## Written exercise
Identify every line containing the word "this" and reproduce each one.

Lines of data
========

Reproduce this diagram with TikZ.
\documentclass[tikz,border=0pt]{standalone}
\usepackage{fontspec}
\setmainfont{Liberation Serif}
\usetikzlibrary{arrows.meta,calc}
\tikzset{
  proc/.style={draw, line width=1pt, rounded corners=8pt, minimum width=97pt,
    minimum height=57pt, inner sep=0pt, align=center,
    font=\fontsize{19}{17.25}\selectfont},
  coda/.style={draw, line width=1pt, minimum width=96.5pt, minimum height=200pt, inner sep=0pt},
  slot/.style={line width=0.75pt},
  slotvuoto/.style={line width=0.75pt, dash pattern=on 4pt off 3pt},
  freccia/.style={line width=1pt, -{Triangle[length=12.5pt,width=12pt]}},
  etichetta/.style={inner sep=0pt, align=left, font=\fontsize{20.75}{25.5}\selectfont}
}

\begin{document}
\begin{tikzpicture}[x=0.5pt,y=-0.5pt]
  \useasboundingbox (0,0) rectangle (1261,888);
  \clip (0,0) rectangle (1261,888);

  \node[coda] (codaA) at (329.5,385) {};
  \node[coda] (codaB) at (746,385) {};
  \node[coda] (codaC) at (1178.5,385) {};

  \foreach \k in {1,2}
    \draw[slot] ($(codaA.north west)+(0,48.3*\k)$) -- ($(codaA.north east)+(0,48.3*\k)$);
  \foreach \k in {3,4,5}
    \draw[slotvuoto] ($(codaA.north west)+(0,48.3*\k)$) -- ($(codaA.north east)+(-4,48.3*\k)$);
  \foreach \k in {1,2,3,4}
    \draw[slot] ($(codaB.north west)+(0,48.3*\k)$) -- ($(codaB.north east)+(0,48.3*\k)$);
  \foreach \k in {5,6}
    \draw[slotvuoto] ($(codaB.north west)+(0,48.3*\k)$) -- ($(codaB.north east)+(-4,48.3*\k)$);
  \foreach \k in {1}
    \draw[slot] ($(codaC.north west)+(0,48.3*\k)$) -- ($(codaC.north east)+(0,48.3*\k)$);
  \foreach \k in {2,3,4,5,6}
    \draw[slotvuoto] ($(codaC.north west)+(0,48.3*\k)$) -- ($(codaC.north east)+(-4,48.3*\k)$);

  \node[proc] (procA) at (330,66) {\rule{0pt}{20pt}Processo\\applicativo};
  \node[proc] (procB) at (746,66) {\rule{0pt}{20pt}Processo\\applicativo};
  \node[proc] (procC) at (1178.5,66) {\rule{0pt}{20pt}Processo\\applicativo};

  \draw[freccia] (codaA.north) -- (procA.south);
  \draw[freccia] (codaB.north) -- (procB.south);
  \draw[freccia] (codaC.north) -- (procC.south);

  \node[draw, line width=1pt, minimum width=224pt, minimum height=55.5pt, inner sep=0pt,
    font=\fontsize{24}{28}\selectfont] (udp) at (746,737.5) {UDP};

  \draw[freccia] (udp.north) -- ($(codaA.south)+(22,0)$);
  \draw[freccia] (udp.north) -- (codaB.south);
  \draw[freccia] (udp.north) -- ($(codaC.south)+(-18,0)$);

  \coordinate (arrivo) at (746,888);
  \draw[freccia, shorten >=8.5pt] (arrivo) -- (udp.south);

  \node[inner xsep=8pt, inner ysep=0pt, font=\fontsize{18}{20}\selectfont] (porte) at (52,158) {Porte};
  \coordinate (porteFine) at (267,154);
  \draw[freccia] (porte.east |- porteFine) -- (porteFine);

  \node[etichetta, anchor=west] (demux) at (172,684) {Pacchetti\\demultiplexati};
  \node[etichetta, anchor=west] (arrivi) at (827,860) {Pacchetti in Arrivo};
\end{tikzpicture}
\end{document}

========

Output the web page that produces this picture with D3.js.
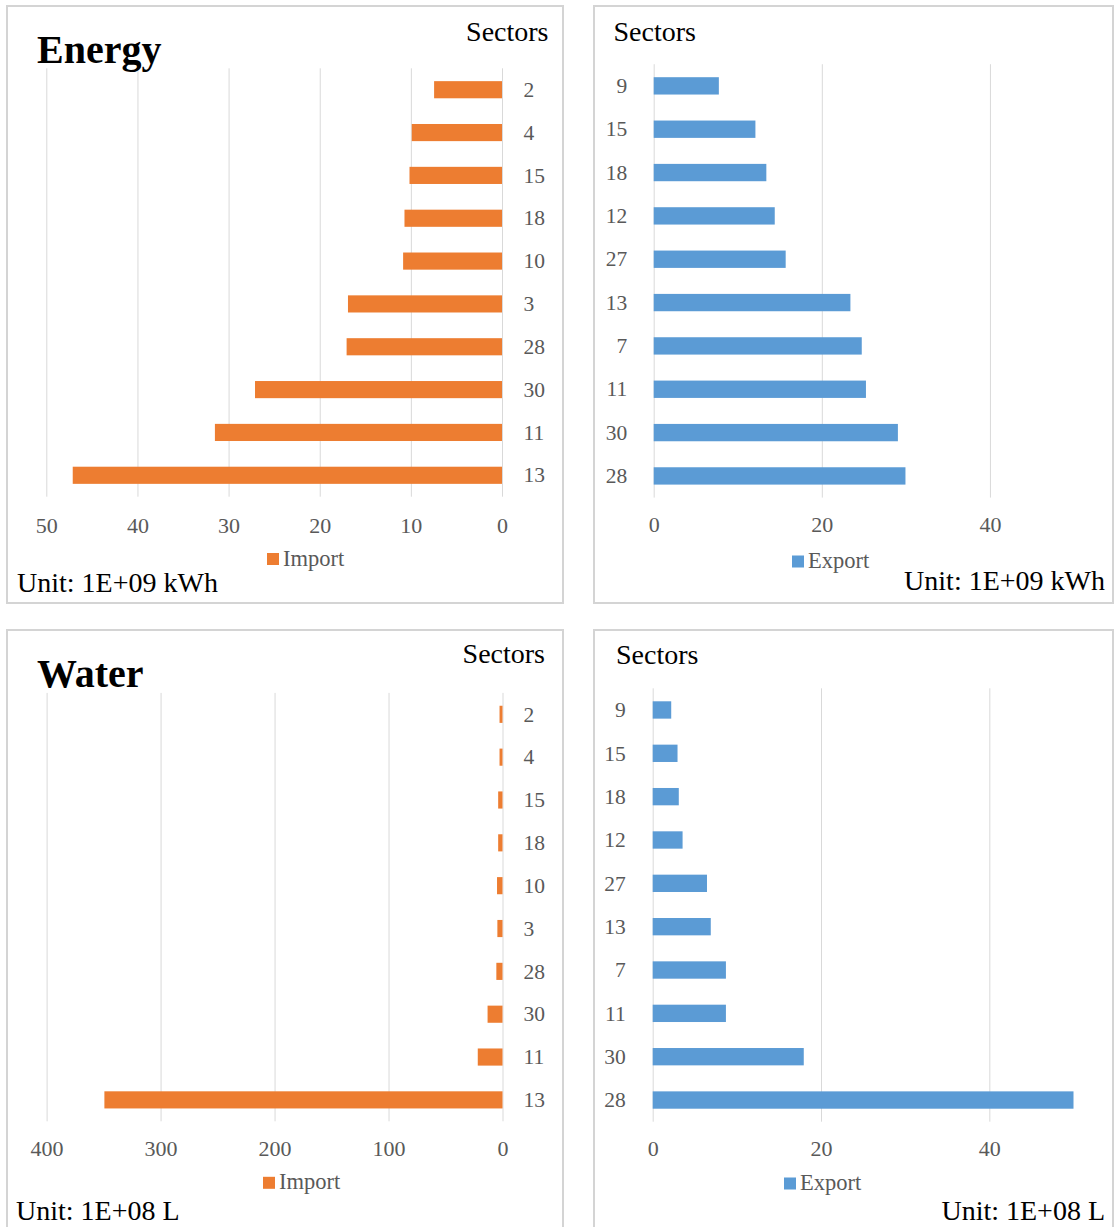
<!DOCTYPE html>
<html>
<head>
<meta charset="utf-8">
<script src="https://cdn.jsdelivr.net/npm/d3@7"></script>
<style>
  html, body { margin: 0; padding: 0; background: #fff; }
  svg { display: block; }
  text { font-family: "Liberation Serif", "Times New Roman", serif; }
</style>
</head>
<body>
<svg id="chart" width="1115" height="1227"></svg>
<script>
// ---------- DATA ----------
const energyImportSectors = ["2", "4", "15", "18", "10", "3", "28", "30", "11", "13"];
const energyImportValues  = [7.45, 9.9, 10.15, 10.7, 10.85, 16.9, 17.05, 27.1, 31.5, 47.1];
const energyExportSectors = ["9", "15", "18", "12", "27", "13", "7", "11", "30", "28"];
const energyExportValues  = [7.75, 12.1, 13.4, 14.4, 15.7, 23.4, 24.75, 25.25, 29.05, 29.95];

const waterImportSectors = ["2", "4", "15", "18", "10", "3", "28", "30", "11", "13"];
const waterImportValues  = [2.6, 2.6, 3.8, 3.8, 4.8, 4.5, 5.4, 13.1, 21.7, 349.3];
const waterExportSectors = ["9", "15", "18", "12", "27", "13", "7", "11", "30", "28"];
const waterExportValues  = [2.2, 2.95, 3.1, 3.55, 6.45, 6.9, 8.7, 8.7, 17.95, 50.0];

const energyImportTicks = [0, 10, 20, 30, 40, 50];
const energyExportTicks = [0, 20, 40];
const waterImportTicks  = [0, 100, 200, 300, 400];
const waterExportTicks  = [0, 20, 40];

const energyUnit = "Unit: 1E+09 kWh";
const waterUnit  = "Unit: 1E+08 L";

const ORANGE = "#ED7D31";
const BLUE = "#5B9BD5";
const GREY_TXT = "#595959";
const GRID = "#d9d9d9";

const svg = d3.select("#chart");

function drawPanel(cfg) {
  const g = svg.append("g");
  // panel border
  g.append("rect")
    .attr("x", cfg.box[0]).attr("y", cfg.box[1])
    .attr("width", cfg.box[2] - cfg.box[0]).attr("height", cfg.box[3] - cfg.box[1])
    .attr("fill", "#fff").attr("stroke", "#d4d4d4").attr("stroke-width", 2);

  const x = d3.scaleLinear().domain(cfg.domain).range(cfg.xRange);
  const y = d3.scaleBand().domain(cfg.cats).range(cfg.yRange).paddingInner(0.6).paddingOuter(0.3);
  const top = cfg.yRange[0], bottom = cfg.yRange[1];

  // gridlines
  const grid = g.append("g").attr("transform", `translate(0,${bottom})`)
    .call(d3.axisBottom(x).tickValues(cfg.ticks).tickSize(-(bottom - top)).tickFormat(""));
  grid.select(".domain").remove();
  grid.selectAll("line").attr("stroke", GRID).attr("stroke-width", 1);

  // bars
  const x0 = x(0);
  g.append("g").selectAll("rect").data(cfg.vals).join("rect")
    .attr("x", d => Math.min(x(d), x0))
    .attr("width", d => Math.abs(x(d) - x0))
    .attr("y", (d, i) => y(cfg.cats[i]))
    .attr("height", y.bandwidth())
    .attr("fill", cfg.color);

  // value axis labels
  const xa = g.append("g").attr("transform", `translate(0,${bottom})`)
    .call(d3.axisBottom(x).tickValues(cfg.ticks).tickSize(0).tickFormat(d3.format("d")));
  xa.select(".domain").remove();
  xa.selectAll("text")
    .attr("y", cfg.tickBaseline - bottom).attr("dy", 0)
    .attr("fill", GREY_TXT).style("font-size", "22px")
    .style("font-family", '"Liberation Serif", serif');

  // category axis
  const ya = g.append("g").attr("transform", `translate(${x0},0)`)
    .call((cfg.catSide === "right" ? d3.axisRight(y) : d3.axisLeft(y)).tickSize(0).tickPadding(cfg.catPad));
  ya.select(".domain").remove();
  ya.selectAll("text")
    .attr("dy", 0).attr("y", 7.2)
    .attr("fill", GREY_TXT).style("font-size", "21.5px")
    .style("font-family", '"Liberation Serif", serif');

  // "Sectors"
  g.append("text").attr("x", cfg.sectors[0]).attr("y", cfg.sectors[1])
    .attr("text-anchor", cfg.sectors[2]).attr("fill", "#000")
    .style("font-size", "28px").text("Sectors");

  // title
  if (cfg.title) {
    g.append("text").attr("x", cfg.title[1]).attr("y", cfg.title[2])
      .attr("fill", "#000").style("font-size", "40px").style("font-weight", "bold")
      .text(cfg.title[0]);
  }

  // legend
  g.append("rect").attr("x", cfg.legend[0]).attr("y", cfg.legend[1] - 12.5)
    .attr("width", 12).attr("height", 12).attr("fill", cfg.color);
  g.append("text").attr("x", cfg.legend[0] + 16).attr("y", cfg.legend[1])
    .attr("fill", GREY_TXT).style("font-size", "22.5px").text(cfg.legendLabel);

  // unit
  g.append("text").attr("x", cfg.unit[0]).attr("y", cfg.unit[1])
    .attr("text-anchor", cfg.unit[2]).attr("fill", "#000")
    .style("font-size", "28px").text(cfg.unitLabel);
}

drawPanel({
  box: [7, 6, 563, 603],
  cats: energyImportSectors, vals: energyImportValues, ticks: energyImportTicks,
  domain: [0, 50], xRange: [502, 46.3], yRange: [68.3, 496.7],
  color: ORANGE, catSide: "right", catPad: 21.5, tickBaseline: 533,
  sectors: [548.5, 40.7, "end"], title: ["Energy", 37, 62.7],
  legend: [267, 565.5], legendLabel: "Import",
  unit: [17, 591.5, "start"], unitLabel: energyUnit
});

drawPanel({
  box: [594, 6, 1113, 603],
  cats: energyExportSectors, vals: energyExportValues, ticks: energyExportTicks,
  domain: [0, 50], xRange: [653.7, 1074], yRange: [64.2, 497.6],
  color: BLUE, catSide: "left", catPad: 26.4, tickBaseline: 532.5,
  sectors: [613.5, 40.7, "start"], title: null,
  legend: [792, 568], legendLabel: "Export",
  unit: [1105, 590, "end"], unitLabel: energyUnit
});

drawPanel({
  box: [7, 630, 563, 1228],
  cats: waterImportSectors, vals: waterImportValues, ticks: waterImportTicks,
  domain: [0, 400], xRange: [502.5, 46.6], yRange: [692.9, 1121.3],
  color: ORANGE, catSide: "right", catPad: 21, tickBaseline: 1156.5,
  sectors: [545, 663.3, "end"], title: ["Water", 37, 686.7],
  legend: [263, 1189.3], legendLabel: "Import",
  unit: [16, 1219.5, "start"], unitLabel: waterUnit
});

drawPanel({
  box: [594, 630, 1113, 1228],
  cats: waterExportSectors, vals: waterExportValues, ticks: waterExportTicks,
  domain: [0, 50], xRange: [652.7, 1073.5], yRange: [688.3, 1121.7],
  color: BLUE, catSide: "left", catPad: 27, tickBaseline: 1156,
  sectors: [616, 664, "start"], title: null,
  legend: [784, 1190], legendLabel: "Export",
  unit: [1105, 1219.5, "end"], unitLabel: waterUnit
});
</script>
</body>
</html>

========

## Reply to the exercise
Reproduce this diagram with TikZ.
Output the web page that produces this picture with D3.js.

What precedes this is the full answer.